Но Пруст никогда не терял связи с природой, искусством и возвышенными душами (такими, как у его матери, например), при этом избегая глубокой приверженности религии. Дю Бос с самых первых декад Понтиньи показался человеком, близким мне по духу. Мы любили одних и тех же писателей, причем за одни и те же достоинства. Сколько раз он писал мне, что его нравственные принципы совпадают с моими, а значит, с чеховскими, и суть их в том, что есть вещи, которые человек не может и не должен делать из уважения к самому себе. Потом он испытал потребность в более строгой морали, которая возвышает человека. Это обращение ничем не отдалило нас друг от друга. Я был готов услышать от него: «Бог обитает в душе»[407]
– и максиму, которая была ему особенно дорога: «Бог есть истина». Ален и Чехов открыли и мне, и Шарлю дю Босу Первое послание к коринфянам, в котором сказано: «Любовь долготерпит, милосердствует, любовь не завидует, любовь не превозносится, не гордится, не бесчинствует, не ищет своего, не раздражается, не мыслит зла… все покрывает, всему верит, всего надеется, все переносит»[408].Словом, я без всяких усилий узнаю в этом последнем «Дневнике» человека, который был мне особенно дорог. Я познакомился с Шарлем в Понтиньи в те времена, когда Поль Дежарден каждое лето собирал в этом древнем цистерцианском аббатстве на одну или несколько декад писателей из разных стран. Я многим обязан Понтиньи. У меня, проведшего детство и отрочество в провинции, а потом прослужившего четыре года в армии, не было никаких знакомств в литературном мире. Авторы, которыми я восхищался, казались мне недосягаемыми. И вот неожиданно благодаря Дежардену я познакомился с Жидом, Мартеном дю Гаром, Шлюмберже, Жалу, Мориаком, с выдающимися англичанами, такими как Роджер Фрай и Литтон Стрейчи, и с младшим поколением писателей: Рамоном Фернандесом, Жаном Прево, Альфредом Фабр-Люсом[409]

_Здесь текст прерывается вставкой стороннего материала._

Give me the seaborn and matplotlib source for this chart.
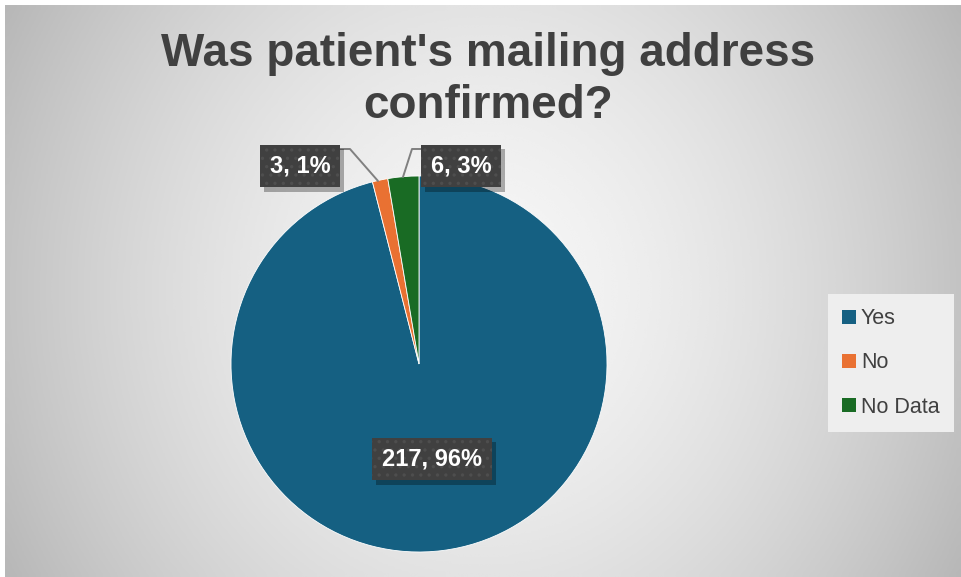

. Я восхищался их идеями и книгами, а с тех пор как я окончил курс философии, мне так редко представлялась возможность говорить о них! Аллеи Понтиньи, по которым когда-то прохаживались монахи, остались в моих воспоминаниях аллеями волшебного сада.Но дружба с Шарлем дю Босом была главным приобретением этих лет ученичества. В моих глазах он превосходил всех в Понтиньи умением вести дискуссию. И прежде всего своим серьезным подходом к теме. В Жиде сосуществовали мыслитель и зритель, и один неизбежно ослаблял силу другого. Позиция Шарля всегда оставалась цельной, и он погружался в дебаты со страстной серьезностью. Казалось, он облекает свои мысли в слова без всяких усилий и с точностью, которая приводила собеседника в восторг. Что бы Чарли ни анализировал: авторский стиль, философскую доктрину или собственные чувства, – все, что он говорил, было не просто верным, – сам предмет разговора таинственным образом преображался. Эта безошибочная точность формулировок позволяла ему диктовать дневники, которые он часто даже не перечитывал, но их совершенная форма сделала бы честь самым великим писателям.
Прибавьте к такому таланту невероятную эрудицию (он читал все, что издавалось, а произведения своих любимых авторов буквально выучил наизусть), и вы поймете, что такое интеллектуальное превосходство могло вызывать некоторую зависть в обществе литераторов, каждый из которых считал себя его центром. И однако, зависти не было, потому что дю Бос был чуток и внимателен ко всем, кто казался ему этого достойным, и еще потому, что он отличался очаровательными причудами, которые очень забавляли его друзей. Надо обладать нравственной силой, чтобы не побояться вызвать порой улыбку у тех, кто тобой восхищается. Да и как было не улыбнуться, глядя на целый склад остро отточенных карандашей, торчащих из его карманов, на его книги, в которых был подчеркнут весь текст подряд, потому что он не мог пренебречь ни единой строчкой, на его скрупулезность в подборе слова, выражающего нужный оттенок чувства, скрупулезность, которая вынуждала его множить вводные предложения или же переходить на английский язык, если он находил в нем более точное слово.